Giovanni, the younger painter, worked in the neoclassicist tradition, travelled widely across Italy and France, and was commissioned to paint a portrait of Pope Clement XIII for the Sorbonne. He later settled in Dresden, where he taught at the Academy of Fine Arts. Giovanni collaborated with the art historian Johann Joachim Winckelmann, one of the founders of modern art history.
Eclipsed by Giacomo
Yet both brothers have been almost entirely overshadowed in history by their eldest sibling. Giacomo Casanova graduated from the University of Padua with a degree in law and had a short career as an ecclesiastical lawyer before setting out on his adventures. His numerous occupations included gambler, attorney, clergyman, musician, dancer, writer, mathematician, con man and spy.
He pursued passionate and frequently risky affairs with women across Europe, regularly ran out of money, and was on several occasions imprisoned for debt. His autobiography, The Story of My Life, has come to be regarded as one of the most vivid and authentic accounts of European social life in the 18th century and his name has since passed into everyday language as a synonym for a serial seducer.

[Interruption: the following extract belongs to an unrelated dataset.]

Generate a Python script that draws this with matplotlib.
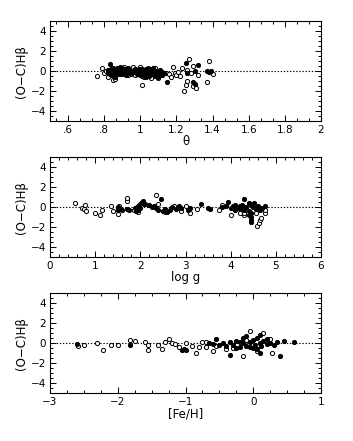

The man who started it all, however, was a modestly talented actor from Parma who died young, never suspecting the extraordinary legacy his brief life would leave behind.
Parma, where Gaetano Casanova was born, is a historic city in the Emilia-Romagna region, famous for Prosciutto di Parma, Parmigiano Reggiano cheese and a rich musical tradition. Its opera house, the Teatro Regio, is among Italy’s most celebrated, and its music conservatory bears the name of Arrigo Boito, who wrote the libretti for many of the great operas of Giuseppe Verdi, born nearby at Busseto.